- EXTRACTED INFORMATION:
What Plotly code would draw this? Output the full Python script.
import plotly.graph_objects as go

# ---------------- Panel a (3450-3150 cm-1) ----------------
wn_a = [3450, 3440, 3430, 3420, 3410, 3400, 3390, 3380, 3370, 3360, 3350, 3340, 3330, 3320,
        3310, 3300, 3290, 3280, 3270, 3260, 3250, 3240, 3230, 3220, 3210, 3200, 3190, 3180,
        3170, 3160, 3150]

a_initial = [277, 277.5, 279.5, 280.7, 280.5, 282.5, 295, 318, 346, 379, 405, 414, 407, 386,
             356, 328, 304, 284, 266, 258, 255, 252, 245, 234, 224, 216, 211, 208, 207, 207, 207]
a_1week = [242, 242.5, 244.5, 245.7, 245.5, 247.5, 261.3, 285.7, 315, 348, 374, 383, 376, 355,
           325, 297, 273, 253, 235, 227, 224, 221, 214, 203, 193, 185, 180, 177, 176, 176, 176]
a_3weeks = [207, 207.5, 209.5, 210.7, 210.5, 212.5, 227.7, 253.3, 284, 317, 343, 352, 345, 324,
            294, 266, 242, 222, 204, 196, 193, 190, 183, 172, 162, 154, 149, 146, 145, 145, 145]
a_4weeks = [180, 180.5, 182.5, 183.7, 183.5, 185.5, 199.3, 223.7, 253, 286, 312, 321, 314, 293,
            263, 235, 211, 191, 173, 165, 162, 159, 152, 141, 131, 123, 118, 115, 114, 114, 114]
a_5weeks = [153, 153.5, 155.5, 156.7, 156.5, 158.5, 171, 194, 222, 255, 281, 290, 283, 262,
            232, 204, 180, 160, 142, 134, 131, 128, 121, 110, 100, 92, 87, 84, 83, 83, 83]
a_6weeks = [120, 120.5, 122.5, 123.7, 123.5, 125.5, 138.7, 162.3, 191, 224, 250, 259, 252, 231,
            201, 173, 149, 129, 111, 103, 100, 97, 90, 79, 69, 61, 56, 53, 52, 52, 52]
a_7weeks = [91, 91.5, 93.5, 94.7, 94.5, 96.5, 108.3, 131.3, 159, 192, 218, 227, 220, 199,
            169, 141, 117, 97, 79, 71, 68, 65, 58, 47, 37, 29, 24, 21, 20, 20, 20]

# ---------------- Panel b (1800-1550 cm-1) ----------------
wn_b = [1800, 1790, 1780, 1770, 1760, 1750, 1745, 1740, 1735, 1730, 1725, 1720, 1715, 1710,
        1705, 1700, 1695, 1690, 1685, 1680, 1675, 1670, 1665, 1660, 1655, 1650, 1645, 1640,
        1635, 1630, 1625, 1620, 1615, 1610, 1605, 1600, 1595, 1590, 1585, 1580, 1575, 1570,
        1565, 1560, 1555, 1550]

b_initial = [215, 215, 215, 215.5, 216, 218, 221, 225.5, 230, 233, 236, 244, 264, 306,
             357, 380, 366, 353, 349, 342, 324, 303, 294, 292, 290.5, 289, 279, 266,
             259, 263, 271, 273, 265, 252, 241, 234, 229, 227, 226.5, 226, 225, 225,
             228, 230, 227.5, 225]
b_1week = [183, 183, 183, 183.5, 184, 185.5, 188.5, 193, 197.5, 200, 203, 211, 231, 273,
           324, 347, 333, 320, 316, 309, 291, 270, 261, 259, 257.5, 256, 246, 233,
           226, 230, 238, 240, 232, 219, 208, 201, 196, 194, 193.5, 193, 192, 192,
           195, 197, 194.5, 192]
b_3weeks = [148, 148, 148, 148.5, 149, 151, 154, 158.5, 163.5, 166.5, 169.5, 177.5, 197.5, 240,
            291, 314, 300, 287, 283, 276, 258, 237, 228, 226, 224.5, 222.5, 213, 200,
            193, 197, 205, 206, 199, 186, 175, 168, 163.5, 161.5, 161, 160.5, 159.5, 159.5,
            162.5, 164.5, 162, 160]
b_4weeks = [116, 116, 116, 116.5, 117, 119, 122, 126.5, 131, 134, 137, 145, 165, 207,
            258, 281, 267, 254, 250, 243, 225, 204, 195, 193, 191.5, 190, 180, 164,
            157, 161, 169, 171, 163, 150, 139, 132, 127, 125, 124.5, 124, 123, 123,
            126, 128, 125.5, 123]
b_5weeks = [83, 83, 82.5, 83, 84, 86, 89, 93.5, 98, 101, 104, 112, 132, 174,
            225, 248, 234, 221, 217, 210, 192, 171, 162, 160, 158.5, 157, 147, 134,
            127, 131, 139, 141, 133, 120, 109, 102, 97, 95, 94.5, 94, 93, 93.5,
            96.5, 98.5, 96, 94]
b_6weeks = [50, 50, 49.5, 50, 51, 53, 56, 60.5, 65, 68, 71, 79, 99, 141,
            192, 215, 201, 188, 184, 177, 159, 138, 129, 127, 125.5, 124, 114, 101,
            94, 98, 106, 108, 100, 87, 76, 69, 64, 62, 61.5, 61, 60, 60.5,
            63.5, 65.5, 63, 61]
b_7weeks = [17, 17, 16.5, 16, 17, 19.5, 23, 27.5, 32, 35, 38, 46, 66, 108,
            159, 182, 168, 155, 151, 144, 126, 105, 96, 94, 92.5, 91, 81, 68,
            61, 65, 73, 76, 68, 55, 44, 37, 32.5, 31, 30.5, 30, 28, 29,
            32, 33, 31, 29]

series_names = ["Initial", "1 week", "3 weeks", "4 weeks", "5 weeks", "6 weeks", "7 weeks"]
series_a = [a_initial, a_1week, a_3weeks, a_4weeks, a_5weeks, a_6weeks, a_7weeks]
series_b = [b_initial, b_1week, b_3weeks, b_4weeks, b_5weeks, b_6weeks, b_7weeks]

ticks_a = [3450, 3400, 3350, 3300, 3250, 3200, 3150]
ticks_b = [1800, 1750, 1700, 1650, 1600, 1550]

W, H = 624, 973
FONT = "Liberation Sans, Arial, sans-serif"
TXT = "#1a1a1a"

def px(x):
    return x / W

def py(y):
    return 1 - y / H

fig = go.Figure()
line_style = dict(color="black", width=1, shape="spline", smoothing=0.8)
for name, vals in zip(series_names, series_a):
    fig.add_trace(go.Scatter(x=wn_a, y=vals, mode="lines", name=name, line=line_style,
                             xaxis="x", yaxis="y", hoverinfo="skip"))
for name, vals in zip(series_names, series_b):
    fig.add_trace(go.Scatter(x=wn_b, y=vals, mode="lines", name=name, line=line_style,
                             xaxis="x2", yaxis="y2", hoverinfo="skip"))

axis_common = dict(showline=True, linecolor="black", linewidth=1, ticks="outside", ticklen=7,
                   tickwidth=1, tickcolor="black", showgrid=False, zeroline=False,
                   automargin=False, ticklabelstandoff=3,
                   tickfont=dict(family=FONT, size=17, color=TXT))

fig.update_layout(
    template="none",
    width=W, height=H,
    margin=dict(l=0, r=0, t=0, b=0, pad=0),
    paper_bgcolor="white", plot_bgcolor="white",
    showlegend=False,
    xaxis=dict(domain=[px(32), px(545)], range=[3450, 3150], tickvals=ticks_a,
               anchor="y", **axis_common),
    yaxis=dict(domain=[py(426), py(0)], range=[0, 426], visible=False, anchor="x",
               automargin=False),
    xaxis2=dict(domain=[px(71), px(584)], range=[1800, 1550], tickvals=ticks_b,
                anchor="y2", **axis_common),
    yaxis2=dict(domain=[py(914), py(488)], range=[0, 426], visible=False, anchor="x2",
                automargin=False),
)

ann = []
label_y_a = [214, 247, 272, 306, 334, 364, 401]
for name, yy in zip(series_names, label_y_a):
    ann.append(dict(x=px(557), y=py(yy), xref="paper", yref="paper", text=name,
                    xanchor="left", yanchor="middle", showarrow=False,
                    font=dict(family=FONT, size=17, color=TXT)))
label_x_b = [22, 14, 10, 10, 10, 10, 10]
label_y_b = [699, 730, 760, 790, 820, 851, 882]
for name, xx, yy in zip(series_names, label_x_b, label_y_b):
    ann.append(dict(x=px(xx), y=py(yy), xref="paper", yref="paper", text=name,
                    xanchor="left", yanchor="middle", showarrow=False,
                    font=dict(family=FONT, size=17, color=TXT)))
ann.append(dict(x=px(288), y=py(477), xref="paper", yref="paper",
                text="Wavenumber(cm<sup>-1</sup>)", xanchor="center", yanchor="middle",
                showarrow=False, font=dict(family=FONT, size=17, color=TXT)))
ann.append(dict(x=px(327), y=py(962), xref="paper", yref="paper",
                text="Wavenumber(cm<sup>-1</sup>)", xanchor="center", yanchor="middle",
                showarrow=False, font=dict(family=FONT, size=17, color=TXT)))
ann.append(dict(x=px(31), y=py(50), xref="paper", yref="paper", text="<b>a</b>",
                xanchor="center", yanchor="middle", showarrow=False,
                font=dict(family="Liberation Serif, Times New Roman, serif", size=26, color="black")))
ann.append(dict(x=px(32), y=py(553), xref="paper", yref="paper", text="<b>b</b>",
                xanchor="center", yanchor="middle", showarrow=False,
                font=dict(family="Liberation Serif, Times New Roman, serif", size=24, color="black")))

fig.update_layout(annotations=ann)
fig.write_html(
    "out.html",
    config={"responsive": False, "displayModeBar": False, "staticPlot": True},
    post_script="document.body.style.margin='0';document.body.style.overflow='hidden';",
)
==
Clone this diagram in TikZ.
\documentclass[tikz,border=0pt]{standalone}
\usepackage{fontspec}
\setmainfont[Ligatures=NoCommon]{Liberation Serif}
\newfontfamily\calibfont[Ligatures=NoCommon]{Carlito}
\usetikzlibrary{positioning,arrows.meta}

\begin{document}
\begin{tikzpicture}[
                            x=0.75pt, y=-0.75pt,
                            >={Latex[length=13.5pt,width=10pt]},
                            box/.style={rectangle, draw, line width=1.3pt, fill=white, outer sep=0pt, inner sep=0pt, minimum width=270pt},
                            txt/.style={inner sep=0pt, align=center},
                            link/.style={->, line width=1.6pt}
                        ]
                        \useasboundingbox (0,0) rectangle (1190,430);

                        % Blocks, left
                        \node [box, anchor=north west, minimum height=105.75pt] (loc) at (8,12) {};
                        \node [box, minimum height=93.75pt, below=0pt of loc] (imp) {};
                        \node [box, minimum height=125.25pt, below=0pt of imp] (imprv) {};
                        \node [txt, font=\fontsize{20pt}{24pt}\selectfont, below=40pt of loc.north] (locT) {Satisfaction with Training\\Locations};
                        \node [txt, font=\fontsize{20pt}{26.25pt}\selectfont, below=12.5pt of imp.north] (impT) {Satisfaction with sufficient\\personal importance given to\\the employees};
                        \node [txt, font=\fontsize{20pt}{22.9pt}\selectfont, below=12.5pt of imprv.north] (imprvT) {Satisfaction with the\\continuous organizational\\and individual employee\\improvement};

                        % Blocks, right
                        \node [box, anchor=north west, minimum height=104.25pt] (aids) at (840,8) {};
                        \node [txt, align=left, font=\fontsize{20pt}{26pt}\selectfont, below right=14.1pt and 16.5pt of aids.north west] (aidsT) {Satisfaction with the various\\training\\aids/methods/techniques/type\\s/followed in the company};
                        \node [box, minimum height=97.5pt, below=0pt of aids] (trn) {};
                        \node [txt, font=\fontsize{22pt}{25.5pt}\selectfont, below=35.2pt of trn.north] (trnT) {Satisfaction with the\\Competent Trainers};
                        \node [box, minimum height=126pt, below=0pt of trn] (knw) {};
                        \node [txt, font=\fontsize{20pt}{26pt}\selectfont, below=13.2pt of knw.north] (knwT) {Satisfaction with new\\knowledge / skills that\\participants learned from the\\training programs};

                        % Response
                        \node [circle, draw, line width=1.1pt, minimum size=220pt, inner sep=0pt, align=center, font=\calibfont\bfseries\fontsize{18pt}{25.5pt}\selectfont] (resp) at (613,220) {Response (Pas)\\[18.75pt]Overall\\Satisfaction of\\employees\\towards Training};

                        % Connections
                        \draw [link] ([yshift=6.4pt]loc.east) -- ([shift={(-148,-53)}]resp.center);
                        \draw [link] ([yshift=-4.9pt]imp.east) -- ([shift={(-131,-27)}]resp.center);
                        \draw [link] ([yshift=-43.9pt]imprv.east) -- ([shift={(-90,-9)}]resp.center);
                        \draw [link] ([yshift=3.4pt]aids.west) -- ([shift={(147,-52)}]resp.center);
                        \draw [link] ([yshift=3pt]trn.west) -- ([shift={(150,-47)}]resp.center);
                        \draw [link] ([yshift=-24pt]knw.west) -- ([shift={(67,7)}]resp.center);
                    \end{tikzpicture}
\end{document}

- BRIEF: In the listing above, locate the line with "What Plotly code" and the line with "1565, 1560, 1555, 1550]", then extract exactly those lines and every line between them, and nothing more.

- SOLUTION TO THIS EXERCISE:
What Plotly code would draw this? Output the full Python script.
import plotly.graph_objects as go

# ---------------- Panel a (3450-3150 cm-1) ----------------
wn_a = [3450, 3440, 3430, 3420, 3410, 3400, 3390, 3380, 3370, 3360, 3350, 3340, 3330, 3320,
        3310, 3300, 3290, 3280, 3270, 3260, 3250, 3240, 3230, 3220, 3210, 3200, 3190, 3180,
        3170, 3160, 3150]

a_initial = [277, 277.5, 279.5, 280.7, 280.5, 282.5, 295, 318, 346, 379, 405, 414, 407, 386,
             356, 328, 304, 284, 266, 258, 255, 252, 245, 234, 224, 216, 211, 208, 207, 207, 207]
a_1week = [242, 242.5, 244.5, 245.7, 245.5, 247.5, 261.3, 285.7, 315, 348, 374, 383, 376, 355,
           325, 297, 273, 253, 235, 227, 224, 221, 214, 203, 193, 185, 180, 177, 176, 176, 176]
a_3weeks = [207, 207.5, 209.5, 210.7, 210.5, 212.5, 227.7, 253.3, 284, 317, 343, 352, 345, 324,
            294, 266, 242, 222, 204, 196, 193, 190, 183, 172, 162, 154, 149, 146, 145, 145, 145]
a_4weeks = [180, 180.5, 182.5, 183.7, 183.5, 185.5, 199.3, 223.7, 253, 286, 312, 321, 314, 293,
            263, 235, 211, 191, 173, 165, 162, 159, 152, 141, 131, 123, 118, 115, 114, 114, 114]
a_5weeks = [153, 153.5, 155.5, 156.7, 156.5, 158.5, 171, 194, 222, 255, 281, 290, 283, 262,
            232, 204, 180, 160, 142, 134, 131, 128, 121, 110, 100, 92, 87, 84, 83, 83, 83]
a_6weeks = [120, 120.5, 122.5, 123.7, 123.5, 125.5, 138.7, 162.3, 191, 224, 250, 259, 252, 231,
            201, 173, 149, 129, 111, 103, 100, 97, 90, 79, 69, 61, 56, 53, 52, 52, 52]
a_7weeks = [91, 91.5, 93.5, 94.7, 94.5, 96.5, 108.3, 131.3, 159, 192, 218, 227, 220, 199,
            169, 141, 117, 97, 79, 71, 68, 65, 58, 47, 37, 29, 24, 21, 20, 20, 20]

# ---------------- Panel b (1800-1550 cm-1) ----------------
wn_b = [1800, 1790, 1780, 1770, 1760, 1750, 1745, 1740, 1735, 1730, 1725, 1720, 1715, 1710,
        1705, 1700, 1695, 1690, 1685, 1680, 1675, 1670, 1665, 1660, 1655, 1650, 1645, 1640,
        1635, 1630, 1625, 1620, 1615, 1610, 1605, 1600, 1595, 1590, 1585, 1580, 1575, 1570,
        1565, 1560, 1555, 1550]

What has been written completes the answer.